Nonetheless, the new statement does not even attempt to engage with the problematic issues created by the original email, and we regard this statement as well below the standards one would hope the College would set itself. The public (including alumni) are extremely concerned about the failures at our universities to protect free speech appropriately, as exemplified by recent events at Caius. They expect the concerns raised to be addressed directly, not avoided.
We think that the College has dug itself into an unnecessary hole by not addressing the issues raised and recognising that that it really needs to improve its performance as regards free speech protection. It should stop digging.
Our first intervention: Gonville & Caius and the Sociology Department at Cambridge (October 2022)
The Master and Senior Tutor at Gonville & Caius, Cambridge, recently made ill-advised statements about the views of Dr Helen Joyce, the gender-critical author, and the meeting at the College at which she was due to speak. They said that they consider Dr Joyce’s views to be “hateful to members of our community”.
Since the landmark Forstater case, Dr Joyce’s views count as ‘protected characteristics’ for the purposes of the Equality Act 2010.
We believe that, while these statements were presented as having been issued in their private capacities, the statements are likely to have caused the College to act unlawfully, contrary to its Public Sector Equality Duty. Further, by describing these protected views in the way they did, they (a) sent a clear message that holding these views is unacceptable within the College and likely to be subject to negative consequences, with the clear effect of being likely to suppress the expression of those views within the College, and (b) were complicit in the creation of a hostile environment for a visiting speaker with a protected characteristic.
We have written to remonstrate with them, and have urged them to show more care and judgement, and use more moderate language, in their handling of equalities and free speech issues going forward.
Not to be outdone, the Head of Sociology, Prof Manali Desai, issued highly inappropriate statements about the event at Gonville and Caius at which Dr Helen Joyce was due to speak, in which she described information which had been circulated about it as “potentially harmful material” and apologised for circulating it and stated a resolve not to share similar material again.
The clear import of her email was that:
- She regards certain viewpoints as unacceptable and not appropriate to put in front of her students and other departmental participants, with the clear implication that holding these views is unacceptable within the department. By describing these protected views in the way that she did, she was likely complicit (we accept probably inadvertently so) in the creation of what reports indicate was a very hostile and intimidating environment for a visiting speaker with a protected characteristic, i.e. Dr Joyce.
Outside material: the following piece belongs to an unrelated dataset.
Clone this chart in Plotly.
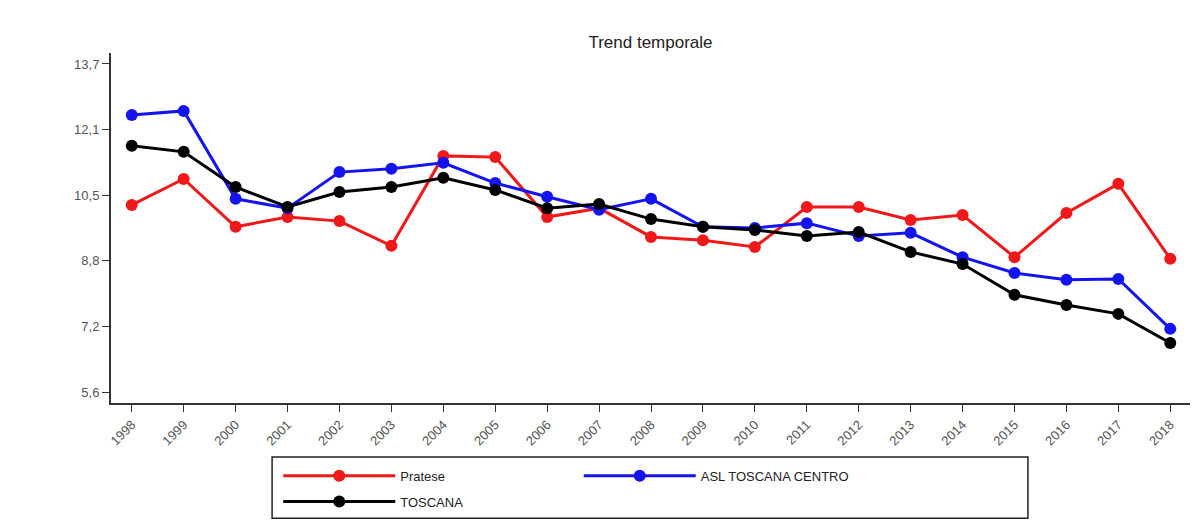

- She intends not to share information on upcoming events of certain natures which offend participants within the department, whilst sharing information about other events. This clearly discriminates against people who have unpopular viewpoints or want to put on what would be unpopular events.
Her communication appears to be a doubly unlawful action on the part of the University, as a contravention of its Public Sector Equality Duty and as contrary to the University’s legal duty to secure free speech under the Education (No.2) Act 1986.
We have written to remonstrate with her, and urged her to:
- issue a statement confirming that she is aware of her contraventions and setting out the measures she will take to set them right and apologising to those who have been disadvantaged by them; and
- show more care and judgement in her handling of equalities and free speech issues going forward.
To say that there has been a storm is an understatement. It has been much reported by the press, with our letters quoted from. The Free Speech Union is also raising governance/compliance issues. We are aware of a lot of alumni having written in, some stating plans to cut their support.